(Given task) Skip the pictures. Reproduce all other material exactly.

[Begin]

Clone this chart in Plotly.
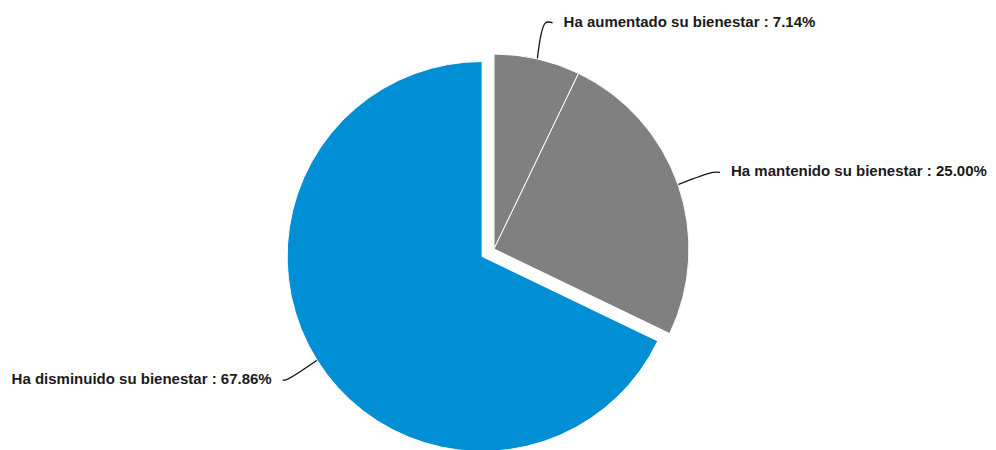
import numpy as np
import plotly.graph_objs as go

#%% data
labels = ['Ha aumentado su bienestar', 'Ha mantenido su bienestar', 'Ha disminuido su bienestar']
values = [7.14, 25.00, 67.86]
colors = ['#808080', '#808080', '#008fd5']
pulls = [0, 0, 0.072]

#%% canvas / pie geometry (pixels, margins 0 so axes == pixels)
W, H = 996, 450
dom_x = [0, 0.9759]
dom_y = [0, 418/450.]

box_w = W*(dom_x[1]-dom_x[0])
box_h = H*(dom_y[1]-dom_y[0])
cx = W*(dom_x[0]+dom_x[1])/2
cy = H*(1-dom_y[0]) - box_h/2
r = min(box_w, box_h)/2/(1+max(pulls))

fig = go.Figure()
fig.add_trace(go.Pie(labels=labels, values=values, sort=False, direction='clockwise',
                     rotation=0, pull=pulls, textinfo='none', hoverinfo='skip',
                     marker=dict(colors=colors, line=dict(color='white', width=1)),
                     domain=dict(x=dom_x, y=dom_y), showlegend=False))

#%% leader lines and labels, computed from the slice angles
frac = np.array(values)/np.sum(values)
mids = np.cumsum(frac) - frac/2
for lab, v, f, p in zip(labels, values, mids, pulls):
    th = 2*np.pi*f
    ux, uy = np.sin(th), -np.cos(th)
    ox, oy = cx + p*r*ux, cy + p*r*uy
    side = 1 if ux >= 0 else -1
    tail = 7 if side > 0 else 3
    x0, y0 = ox + r*ux, oy + r*uy
    x1, y1 = ox + 1.19*r*ux, oy + 1.19*r*uy
    x2, y2 = x1 + tail*side, y1
    fig.add_trace(go.Scatter(x=[x0, x1, x2], y=[y0, y1, y2], mode='lines',
                             line=dict(color='#111111', width=1.3, shape='spline'),
                             hoverinfo='skip', showlegend=False))
    fig.add_trace(go.Scatter(x=[x2 + 11*side], y=[y2], mode='text',
                             text=['<b>{} : {:.2f}%</b>'.format(lab, v)],
                             textposition='middle right' if side > 0 else 'middle left',
                             textfont=dict(family='Liberation Sans, Arial', size=15, color='#1a1a1a'),
                             hoverinfo='skip', showlegend=False))

fig.update_xaxes(range=[0, W], visible=False, fixedrange=True)
fig.update_yaxes(range=[H, 0], visible=False, fixedrange=True)
fig.update_layout(width=W, height=H, margin=dict(l=0, r=0, t=0, b=0),
                  paper_bgcolor='white', plot_bgcolor='white', hovermode=False)

fig.write_html("out.html")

[End]

(Solution)
Clone this chart in Plotly.
import numpy as np
import plotly.graph_objs as go

#%% data
labels = ['Ha aumentado su bienestar', 'Ha mantenido su bienestar', 'Ha disminuido su bienestar']
values = [7.14, 25.00, 67.86]
colors = ['#808080', '#808080', '#008fd5']
pulls = [0, 0, 0.072]

#%% canvas / pie geometry (pixels, margins 0 so axes == pixels)
W, H = 996, 450
dom_x = [0, 0.9759]
dom_y = [0, 418/450.]

box_w = W*(dom_x[1]-dom_x[0])
box_h = H*(dom_y[1]-dom_y[0])
cx = W*(dom_x[0]+dom_x[1])/2
cy = H*(1-dom_y[0]) - box_h/2
r = min(box_w, box_h)/2/(1+max(pulls))

fig = go.Figure()
fig.add_trace(go.Pie(labels=labels, values=values, sort=False, direction='clockwise',
                     rotation=0, pull=pulls, textinfo='none', hoverinfo='skip',
                     marker=dict(colors=colors, line=dict(color='white', width=1)),
                     domain=dict(x=dom_x, y=dom_y), showlegend=False))

#%% leader lines and labels, computed from the slice angles
frac = np.array(values)/np.sum(values)
mids = np.cumsum(frac) - frac/2
for lab, v, f, p in zip(labels, values, mids, pulls):
    th = 2*np.pi*f
    ux, uy = np.sin(th), -np.cos(th)
    ox, oy = cx + p*r*ux, cy + p*r*uy
    side = 1 if ux >= 0 else -1
    tail = 7 if side > 0 else 3
    x0, y0 = ox + r*ux, oy + r*uy
    x1, y1 = ox + 1.19*r*ux, oy + 1.19*r*uy
    x2, y2 = x1 + tail*side, y1
    fig.add_trace(go.Scatter(x=[x0, x1, x2], y=[y0, y1, y2], mode='lines',
                             line=dict(color='#111111', width=1.3, shape='spline'),
                             hoverinfo='skip', showlegend=False))
    fig.add_trace(go.Scatter(x=[x2 + 11*side], y=[y2], mode='text',
                             text=['<b>{} : {:.2f}%</b>'.format(lab, v)],
                             textposition='middle right' if side > 0 else 'middle left',
                             textfont=dict(family='Liberation Sans, Arial', size=15, color='#1a1a1a'),
                             hoverinfo='skip', showlegend=False))

fig.update_xaxes(range=[0, W], visible=False, fixedrange=True)
fig.update_yaxes(range=[H, 0], visible=False, fixedrange=True)
fig.update_layout(width=W, height=H, margin=dict(l=0, r=0, t=0, b=0),
                  paper_bgcolor='white', plot_bgcolor='white', hovermode=False)

fig.write_html("out.html")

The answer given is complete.